*Problem to solve*:
Print the lines of the listing below verbatim from its first line through the line bearing "0.341, 0.336, 0.34, 0.338]". Any pictures are to be omitted.

*Source data*:
╔══
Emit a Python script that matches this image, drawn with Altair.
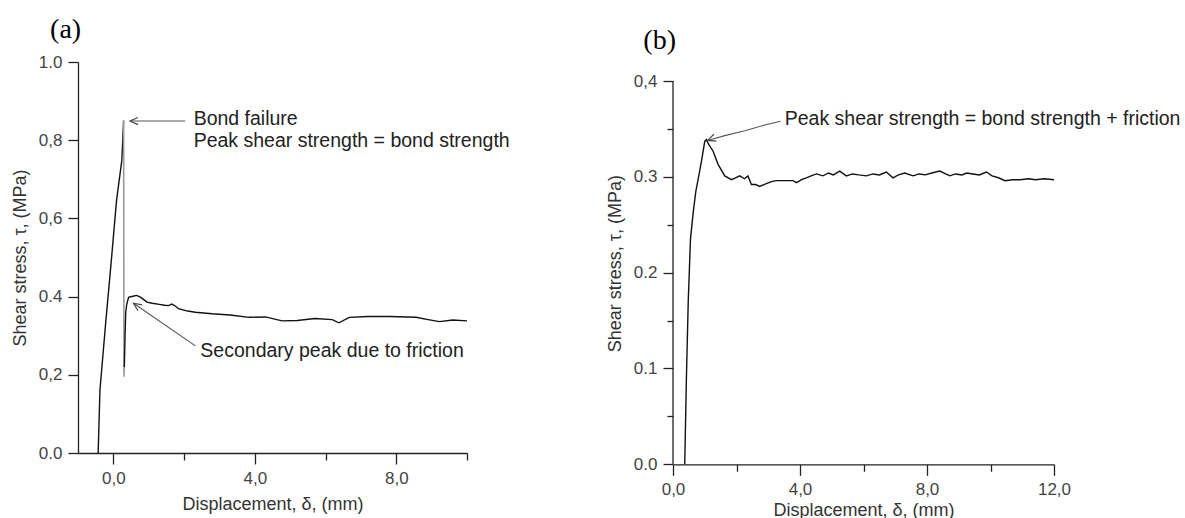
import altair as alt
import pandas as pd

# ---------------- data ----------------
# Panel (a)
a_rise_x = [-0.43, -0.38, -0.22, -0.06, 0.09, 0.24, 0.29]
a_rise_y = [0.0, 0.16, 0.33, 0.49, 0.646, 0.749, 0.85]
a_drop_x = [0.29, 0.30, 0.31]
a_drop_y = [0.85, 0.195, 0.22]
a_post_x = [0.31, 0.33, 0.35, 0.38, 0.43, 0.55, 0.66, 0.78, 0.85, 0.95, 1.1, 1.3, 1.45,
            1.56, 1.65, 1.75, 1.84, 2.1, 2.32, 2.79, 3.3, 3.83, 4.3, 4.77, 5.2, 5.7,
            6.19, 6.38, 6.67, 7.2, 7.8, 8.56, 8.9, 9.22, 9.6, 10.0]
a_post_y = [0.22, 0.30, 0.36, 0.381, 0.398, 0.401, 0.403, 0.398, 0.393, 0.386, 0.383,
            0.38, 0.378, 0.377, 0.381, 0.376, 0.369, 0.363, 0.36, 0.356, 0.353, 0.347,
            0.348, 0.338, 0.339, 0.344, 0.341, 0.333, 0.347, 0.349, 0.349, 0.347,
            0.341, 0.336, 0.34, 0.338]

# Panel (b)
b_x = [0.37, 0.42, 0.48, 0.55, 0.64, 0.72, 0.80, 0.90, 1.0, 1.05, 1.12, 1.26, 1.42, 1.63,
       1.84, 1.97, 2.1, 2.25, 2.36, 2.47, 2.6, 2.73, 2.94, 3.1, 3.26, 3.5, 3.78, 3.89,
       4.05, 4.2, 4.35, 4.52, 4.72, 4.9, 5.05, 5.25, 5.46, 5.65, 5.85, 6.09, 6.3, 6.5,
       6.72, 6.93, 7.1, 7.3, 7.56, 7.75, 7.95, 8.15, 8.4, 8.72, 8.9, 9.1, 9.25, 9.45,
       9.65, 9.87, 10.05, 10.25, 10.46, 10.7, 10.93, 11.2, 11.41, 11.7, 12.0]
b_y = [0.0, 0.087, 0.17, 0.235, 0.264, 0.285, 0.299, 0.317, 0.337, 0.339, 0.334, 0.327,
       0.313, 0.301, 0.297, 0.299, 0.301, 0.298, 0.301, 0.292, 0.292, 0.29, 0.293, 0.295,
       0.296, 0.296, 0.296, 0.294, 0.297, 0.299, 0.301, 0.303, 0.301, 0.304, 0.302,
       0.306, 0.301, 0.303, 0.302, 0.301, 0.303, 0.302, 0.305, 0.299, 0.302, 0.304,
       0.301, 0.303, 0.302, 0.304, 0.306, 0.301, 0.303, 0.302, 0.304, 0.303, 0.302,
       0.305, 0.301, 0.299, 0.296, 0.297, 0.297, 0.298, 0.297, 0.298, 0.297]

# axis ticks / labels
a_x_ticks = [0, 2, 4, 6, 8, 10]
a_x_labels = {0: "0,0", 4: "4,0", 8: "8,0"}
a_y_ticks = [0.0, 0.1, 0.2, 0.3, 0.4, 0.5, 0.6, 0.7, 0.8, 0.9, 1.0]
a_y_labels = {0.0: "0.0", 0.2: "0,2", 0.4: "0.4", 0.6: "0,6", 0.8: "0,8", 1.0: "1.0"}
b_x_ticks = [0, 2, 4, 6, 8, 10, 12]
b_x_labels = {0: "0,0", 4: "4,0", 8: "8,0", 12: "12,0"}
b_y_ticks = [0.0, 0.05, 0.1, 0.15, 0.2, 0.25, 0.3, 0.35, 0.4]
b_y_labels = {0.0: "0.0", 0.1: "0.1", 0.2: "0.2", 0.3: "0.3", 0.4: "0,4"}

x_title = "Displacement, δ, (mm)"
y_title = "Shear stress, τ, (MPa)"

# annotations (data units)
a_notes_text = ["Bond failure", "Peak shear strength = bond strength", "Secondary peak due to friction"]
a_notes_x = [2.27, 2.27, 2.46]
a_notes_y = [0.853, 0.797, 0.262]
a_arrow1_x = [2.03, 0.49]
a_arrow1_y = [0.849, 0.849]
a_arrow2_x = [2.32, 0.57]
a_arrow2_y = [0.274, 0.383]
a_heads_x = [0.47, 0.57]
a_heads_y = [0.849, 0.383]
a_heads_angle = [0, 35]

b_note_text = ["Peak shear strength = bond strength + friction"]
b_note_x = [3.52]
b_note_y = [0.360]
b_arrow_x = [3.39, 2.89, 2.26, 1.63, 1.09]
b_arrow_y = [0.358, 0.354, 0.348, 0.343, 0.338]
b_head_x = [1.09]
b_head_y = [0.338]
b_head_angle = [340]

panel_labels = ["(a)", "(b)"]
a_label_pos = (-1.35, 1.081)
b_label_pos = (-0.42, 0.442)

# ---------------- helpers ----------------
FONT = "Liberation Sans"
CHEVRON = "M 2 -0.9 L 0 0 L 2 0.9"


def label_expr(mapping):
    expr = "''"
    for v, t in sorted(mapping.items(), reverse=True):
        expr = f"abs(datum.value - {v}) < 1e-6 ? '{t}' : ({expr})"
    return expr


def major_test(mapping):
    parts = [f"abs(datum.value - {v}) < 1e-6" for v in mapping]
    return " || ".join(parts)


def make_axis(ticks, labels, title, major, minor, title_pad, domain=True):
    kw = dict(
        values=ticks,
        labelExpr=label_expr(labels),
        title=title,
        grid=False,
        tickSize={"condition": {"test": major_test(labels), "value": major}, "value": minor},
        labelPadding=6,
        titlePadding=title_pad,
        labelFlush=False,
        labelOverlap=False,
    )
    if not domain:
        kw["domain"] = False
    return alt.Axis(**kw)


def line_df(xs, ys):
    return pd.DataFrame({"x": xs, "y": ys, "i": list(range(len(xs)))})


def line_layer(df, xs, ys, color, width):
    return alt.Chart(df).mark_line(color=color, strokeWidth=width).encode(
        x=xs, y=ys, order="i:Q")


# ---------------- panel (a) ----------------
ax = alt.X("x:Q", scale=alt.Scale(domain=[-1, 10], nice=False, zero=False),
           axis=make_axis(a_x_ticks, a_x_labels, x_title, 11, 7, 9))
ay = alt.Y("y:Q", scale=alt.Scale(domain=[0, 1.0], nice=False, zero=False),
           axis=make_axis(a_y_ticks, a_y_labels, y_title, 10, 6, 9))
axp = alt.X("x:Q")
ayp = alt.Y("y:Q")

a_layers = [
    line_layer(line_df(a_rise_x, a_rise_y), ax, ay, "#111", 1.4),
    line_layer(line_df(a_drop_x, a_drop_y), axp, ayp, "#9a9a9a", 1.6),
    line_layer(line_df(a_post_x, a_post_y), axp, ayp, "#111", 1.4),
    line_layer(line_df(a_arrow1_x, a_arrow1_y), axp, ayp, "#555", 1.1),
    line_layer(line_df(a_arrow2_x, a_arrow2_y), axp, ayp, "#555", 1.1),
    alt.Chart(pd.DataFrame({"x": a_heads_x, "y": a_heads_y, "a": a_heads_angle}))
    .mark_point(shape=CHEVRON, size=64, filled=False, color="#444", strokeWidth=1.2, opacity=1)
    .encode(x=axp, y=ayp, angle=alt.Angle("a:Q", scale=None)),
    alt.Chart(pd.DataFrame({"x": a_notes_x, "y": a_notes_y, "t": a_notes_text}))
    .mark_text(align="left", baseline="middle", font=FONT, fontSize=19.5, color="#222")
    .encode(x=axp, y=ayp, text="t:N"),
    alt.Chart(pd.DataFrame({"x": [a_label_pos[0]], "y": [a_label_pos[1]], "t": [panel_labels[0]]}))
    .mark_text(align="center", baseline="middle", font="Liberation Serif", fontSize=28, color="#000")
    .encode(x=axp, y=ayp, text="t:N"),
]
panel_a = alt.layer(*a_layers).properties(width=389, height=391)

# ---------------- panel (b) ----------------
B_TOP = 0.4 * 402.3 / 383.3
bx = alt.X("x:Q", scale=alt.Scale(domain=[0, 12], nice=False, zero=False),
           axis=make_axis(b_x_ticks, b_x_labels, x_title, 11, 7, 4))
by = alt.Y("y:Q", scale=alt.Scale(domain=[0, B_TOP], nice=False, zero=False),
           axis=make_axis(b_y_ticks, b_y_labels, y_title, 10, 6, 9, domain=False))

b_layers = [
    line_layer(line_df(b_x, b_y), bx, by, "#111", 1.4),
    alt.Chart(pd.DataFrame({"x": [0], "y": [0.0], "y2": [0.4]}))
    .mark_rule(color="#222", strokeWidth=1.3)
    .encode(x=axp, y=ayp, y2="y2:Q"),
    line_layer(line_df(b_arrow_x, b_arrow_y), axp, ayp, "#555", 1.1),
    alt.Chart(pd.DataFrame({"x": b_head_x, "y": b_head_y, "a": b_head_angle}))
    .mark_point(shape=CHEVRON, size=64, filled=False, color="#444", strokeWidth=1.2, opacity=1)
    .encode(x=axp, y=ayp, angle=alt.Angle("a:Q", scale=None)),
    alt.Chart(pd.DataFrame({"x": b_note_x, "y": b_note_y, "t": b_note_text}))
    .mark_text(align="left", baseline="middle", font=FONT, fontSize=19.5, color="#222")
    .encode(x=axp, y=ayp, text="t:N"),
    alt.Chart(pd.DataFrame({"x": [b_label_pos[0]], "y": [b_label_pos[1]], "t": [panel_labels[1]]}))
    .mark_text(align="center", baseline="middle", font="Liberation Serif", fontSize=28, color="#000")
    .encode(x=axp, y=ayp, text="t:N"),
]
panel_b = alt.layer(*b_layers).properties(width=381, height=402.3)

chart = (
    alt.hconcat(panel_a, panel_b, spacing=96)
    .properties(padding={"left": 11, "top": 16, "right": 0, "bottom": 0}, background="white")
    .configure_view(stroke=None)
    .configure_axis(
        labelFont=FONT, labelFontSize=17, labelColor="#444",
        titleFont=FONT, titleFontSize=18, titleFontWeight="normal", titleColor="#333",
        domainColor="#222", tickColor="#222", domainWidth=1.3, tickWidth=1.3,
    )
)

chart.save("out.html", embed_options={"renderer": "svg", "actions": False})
╚══
*Complete answer*:
Emit a Python script that matches this image, drawn with Altair.
import altair as alt
import pandas as pd

# ---------------- data ----------------
# Panel (a)
a_rise_x = [-0.43, -0.38, -0.22, -0.06, 0.09, 0.24, 0.29]
a_rise_y = [0.0, 0.16, 0.33, 0.49, 0.646, 0.749, 0.85]
a_drop_x = [0.29, 0.30, 0.31]
a_drop_y = [0.85, 0.195, 0.22]
a_post_x = [0.31, 0.33, 0.35, 0.38, 0.43, 0.55, 0.66, 0.78, 0.85, 0.95, 1.1, 1.3, 1.45,
            1.56, 1.65, 1.75, 1.84, 2.1, 2.32, 2.79, 3.3, 3.83, 4.3, 4.77, 5.2, 5.7,
            6.19, 6.38, 6.67, 7.2, 7.8, 8.56, 8.9, 9.22, 9.6, 10.0]
a_post_y = [0.22, 0.30, 0.36, 0.381, 0.398, 0.401, 0.403, 0.398, 0.393, 0.386, 0.383,
            0.38, 0.378, 0.377, 0.381, 0.376, 0.369, 0.363, 0.36, 0.356, 0.353, 0.347,
            0.348, 0.338, 0.339, 0.344, 0.341, 0.333, 0.347, 0.349, 0.349, 0.347,
            0.341, 0.336, 0.34, 0.338]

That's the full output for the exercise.